On the opposite pole is Michelle Goldberg’s profile of Pramila Jayapal (D-Wash.), the leader of the House Progressive Caucus. Jayapal’s is a classic immigrant story:
Jayapal was born in the South Indian city of Chennai and raised mostly in Indonesia, where her father worked in the oil business. At 16, she moved to America by herself to attend Georgetown. Her parents had fairly conventional ideas about what immigrant success looked like. “To my dad, only three professions were worthy of his ambition for me: doctor, lawyer or business person,” she wrote in her 2020 book, “Use the Power You Have: A Brown Woman’s Guide to Politics and Political Change.”
But after a stint at a leveraged buyout firm and business school, she found the work unfulfilling. A 1989 visit to a giant refugee camp on the Thai-Cambodian border led her into a job in a Seattle international development nonprofit and eventually into politics. Now she is fighting to see President Biden’s agenda passed by Congress and sent to his desk.
The travails of that challenge you know, including progressives leveraging their numbers to ensure both the infrastructure package and the reconciliation bill pass:
The reconciliation bill, otherwise known as the Build Back Better Act, includes some of President Biden’s key campaign promises, which he, obviously, has an interest in enacting. “Build Back Better, the president’s agenda, the Democratic agenda, would have died had we not done what we did,” said Jayapal.
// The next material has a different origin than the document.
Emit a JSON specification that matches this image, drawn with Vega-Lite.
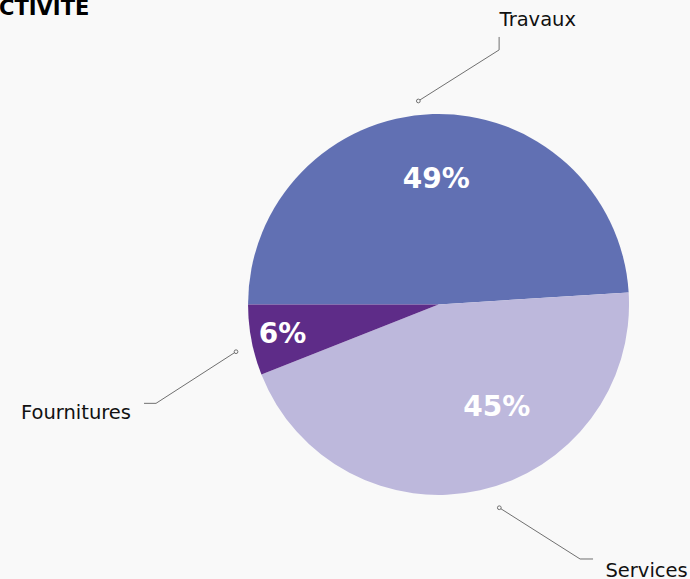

If progressives are able to save the bulk of Build Back Better, Biden’s presidency will be transformative. American life will become less unequal and precarious. Parenting will no longer be a ticket to immiseration for many. Drug prices will go down, and people on Medicare will enjoy added benefits like vision and dental care.
It is the contrast in values and life choices that shakes me this morning. The Pandora Papers reveal a shady, global network of criminals whose only interest is in building their own wealth, often ill-gotten, and in shielding it from the world community that created it for them to plunder. Meanwhile, we have public servants whose principal interest lies in improving the lives of millions. How the former is even a choice is beyond comprehension.